## Start
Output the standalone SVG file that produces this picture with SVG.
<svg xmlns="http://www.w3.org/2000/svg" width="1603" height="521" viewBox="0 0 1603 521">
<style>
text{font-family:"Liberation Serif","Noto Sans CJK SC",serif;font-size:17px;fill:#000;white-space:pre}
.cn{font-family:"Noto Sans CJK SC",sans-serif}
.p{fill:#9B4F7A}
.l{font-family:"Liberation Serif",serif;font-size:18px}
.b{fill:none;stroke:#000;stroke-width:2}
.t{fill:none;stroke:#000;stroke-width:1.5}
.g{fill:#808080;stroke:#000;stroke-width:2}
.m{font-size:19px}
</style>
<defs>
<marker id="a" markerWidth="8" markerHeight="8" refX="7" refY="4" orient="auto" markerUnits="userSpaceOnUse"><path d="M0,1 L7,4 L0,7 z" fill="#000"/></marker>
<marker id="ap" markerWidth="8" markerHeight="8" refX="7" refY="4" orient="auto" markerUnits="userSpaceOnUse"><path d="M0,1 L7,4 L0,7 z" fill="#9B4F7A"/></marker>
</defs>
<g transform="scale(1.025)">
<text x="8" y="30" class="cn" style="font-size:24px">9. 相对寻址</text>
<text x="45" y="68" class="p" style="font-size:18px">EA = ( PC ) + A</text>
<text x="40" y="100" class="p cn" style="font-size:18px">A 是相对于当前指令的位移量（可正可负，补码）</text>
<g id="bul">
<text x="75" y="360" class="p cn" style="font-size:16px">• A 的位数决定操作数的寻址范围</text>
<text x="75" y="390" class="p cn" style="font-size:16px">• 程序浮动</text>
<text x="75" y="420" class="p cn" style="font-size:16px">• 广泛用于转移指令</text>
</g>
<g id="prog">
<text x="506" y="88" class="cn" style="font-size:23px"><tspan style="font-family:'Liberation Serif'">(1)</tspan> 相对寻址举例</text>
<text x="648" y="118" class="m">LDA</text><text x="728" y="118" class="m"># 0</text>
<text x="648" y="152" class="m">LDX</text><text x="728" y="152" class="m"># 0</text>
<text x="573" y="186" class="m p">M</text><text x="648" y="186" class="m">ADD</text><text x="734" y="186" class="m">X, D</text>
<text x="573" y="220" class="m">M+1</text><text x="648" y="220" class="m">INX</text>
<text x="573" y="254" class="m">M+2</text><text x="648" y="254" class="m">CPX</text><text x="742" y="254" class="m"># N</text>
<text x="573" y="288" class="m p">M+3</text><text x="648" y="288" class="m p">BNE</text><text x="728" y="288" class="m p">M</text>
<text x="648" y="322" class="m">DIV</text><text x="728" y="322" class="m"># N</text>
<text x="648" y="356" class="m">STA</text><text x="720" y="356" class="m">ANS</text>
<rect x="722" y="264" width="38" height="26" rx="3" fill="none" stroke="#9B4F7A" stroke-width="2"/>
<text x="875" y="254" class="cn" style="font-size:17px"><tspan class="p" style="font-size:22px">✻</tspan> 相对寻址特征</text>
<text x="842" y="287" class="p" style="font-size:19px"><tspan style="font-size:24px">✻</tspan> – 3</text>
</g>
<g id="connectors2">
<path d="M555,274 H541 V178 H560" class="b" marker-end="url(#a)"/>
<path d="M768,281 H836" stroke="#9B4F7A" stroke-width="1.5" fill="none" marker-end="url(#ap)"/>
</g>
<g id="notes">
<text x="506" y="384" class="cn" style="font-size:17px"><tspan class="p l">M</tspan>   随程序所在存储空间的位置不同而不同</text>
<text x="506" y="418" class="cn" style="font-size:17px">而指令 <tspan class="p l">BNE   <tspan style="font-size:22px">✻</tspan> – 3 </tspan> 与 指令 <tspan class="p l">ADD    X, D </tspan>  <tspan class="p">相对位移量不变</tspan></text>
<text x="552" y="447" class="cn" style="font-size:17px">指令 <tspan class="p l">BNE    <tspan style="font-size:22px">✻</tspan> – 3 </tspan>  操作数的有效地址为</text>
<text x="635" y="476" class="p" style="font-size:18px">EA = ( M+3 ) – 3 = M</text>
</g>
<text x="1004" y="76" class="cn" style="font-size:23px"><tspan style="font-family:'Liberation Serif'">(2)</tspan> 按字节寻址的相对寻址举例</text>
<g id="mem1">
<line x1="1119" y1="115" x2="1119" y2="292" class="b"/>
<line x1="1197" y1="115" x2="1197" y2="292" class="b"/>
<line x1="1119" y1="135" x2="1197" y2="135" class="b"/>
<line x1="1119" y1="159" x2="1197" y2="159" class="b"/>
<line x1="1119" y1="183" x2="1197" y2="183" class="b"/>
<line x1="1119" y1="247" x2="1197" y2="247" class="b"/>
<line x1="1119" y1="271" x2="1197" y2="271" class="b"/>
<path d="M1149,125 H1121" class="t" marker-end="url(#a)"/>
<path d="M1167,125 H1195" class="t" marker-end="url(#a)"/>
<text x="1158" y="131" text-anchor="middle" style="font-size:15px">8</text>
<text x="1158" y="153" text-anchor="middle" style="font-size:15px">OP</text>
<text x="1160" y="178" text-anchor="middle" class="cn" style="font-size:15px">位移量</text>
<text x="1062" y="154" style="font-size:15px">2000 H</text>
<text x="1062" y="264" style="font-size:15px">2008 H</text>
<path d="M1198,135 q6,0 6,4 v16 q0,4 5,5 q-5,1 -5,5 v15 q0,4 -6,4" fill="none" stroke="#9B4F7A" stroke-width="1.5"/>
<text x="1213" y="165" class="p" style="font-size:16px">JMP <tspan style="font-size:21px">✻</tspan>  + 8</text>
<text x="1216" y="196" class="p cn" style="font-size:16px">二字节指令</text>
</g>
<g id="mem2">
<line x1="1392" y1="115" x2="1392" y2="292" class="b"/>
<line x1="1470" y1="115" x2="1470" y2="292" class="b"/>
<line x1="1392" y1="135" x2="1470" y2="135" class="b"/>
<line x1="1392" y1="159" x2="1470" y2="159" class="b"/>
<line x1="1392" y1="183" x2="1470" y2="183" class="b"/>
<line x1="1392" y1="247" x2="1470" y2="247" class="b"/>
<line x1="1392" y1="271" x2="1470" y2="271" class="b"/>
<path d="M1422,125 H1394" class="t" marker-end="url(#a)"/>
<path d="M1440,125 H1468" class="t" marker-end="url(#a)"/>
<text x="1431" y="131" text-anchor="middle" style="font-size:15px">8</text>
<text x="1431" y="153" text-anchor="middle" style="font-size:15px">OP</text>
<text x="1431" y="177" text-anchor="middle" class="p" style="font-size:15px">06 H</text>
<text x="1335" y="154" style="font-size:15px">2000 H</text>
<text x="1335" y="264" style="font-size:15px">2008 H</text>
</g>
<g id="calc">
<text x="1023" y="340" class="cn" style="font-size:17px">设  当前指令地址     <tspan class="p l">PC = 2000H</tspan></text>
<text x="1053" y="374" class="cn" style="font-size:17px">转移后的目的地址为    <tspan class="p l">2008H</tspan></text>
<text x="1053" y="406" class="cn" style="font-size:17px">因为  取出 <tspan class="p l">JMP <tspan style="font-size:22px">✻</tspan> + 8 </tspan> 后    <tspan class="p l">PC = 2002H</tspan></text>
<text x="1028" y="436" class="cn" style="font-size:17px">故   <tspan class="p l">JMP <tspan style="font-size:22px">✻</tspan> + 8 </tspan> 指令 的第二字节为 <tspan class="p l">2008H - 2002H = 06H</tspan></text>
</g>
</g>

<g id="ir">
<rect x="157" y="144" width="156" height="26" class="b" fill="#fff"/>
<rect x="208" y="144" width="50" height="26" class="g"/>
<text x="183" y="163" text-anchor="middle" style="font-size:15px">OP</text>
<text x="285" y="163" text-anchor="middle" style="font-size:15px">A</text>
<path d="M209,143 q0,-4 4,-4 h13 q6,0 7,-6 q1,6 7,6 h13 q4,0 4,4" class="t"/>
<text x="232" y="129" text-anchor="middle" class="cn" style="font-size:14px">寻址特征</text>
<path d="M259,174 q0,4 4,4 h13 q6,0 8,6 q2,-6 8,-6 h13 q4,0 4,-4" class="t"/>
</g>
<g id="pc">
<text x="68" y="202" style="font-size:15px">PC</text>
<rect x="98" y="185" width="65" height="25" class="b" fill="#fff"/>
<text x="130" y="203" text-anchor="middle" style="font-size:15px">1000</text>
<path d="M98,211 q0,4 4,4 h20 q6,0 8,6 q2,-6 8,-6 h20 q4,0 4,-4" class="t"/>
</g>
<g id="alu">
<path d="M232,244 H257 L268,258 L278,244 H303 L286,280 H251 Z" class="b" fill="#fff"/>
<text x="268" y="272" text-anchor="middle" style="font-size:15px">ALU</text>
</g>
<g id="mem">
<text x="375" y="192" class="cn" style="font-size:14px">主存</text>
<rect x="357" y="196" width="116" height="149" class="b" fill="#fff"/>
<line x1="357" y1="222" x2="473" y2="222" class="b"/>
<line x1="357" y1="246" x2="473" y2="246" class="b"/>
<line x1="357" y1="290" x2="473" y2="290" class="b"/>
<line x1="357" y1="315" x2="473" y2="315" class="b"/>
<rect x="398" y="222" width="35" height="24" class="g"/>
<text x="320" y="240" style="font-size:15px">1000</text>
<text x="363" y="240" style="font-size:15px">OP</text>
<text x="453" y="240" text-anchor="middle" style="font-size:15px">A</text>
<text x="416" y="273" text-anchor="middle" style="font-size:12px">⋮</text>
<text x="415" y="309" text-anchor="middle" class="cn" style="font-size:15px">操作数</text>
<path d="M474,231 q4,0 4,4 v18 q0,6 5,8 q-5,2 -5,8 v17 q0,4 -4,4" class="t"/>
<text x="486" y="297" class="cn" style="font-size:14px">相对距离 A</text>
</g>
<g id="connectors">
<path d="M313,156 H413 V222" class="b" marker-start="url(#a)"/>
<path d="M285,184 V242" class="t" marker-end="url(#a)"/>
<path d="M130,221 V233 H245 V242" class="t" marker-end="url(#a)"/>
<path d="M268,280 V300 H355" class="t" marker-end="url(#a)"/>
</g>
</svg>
## End
## Start
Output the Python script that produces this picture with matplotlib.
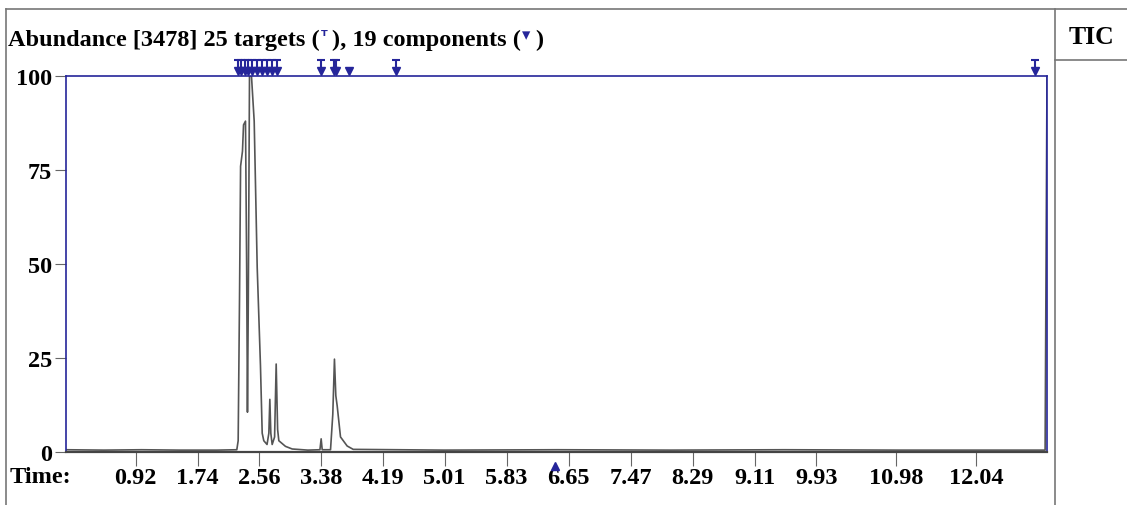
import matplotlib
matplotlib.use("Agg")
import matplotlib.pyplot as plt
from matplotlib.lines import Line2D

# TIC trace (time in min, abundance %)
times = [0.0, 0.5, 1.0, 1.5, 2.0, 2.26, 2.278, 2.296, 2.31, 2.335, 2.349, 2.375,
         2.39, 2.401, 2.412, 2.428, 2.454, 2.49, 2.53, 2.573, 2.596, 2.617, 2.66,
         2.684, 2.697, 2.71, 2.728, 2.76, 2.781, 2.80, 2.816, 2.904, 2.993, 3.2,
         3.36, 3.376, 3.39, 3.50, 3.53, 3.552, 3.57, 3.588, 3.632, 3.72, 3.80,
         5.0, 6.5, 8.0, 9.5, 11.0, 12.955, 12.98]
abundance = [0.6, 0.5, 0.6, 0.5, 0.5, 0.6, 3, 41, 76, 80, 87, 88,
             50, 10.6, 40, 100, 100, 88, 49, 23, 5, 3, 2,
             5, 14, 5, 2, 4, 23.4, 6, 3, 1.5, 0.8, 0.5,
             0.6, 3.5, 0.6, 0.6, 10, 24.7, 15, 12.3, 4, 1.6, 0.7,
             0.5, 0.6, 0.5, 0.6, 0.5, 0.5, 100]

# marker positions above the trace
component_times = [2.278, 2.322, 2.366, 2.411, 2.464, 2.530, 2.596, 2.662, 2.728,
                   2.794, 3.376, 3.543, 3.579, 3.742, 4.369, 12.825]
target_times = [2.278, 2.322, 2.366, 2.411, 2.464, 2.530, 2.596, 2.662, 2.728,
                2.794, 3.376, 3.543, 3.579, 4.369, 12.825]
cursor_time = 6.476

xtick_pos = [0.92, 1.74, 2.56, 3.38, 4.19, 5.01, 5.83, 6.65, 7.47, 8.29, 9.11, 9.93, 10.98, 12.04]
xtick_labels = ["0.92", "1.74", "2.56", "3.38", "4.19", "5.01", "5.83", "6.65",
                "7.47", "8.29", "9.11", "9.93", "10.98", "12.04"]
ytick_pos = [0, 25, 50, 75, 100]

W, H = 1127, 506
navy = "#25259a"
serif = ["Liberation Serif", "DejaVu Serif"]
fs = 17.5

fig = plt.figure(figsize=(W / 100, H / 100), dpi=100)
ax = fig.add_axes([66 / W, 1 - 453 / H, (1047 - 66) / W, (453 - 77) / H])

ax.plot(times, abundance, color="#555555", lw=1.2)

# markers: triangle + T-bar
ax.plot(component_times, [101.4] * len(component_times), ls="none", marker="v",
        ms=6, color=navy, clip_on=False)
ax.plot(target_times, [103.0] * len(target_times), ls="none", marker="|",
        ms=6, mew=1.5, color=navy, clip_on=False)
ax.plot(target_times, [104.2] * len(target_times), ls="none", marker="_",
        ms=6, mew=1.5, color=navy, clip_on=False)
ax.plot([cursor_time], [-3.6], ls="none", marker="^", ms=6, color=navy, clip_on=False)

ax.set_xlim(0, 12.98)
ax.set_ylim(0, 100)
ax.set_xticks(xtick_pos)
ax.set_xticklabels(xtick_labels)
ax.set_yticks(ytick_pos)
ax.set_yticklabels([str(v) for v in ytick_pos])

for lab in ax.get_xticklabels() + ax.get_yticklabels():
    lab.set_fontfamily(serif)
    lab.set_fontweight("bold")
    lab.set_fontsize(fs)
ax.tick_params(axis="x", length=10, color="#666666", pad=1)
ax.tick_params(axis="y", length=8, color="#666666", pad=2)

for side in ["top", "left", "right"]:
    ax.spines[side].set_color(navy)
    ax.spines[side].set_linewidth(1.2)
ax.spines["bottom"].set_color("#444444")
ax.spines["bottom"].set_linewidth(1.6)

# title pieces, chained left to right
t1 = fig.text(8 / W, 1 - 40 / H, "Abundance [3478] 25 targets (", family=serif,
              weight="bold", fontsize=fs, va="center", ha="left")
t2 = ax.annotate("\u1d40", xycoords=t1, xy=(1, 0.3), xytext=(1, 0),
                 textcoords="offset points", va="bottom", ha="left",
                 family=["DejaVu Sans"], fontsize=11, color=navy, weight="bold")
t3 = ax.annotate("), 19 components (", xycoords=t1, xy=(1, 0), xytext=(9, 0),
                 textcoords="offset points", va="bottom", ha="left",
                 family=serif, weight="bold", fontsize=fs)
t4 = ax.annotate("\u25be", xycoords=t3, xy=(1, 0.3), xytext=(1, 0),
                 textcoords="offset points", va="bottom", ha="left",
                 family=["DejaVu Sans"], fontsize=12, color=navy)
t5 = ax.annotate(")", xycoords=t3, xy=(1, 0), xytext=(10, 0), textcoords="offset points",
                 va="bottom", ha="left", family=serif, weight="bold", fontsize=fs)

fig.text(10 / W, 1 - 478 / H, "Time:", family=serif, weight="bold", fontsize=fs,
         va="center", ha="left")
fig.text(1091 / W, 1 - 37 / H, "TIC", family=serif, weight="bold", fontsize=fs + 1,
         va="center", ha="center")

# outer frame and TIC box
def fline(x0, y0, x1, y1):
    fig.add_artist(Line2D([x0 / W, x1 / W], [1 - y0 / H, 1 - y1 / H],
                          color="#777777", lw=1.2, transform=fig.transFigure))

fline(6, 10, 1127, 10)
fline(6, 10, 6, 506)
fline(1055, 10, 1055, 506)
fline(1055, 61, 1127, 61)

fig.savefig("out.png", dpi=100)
## End
▶ [Objective]: From the records above, copy exactly the lines starting at the one with "Output the Python" and ending at the one with "from matplotlib.lines import Line2D", and no others. Pictures stay out.

▶ [Result for this exercise]:
Output the Python script that produces this picture with matplotlib.
import matplotlib
matplotlib.use("Agg")
import matplotlib.pyplot as plt
from matplotlib.lines import Line2D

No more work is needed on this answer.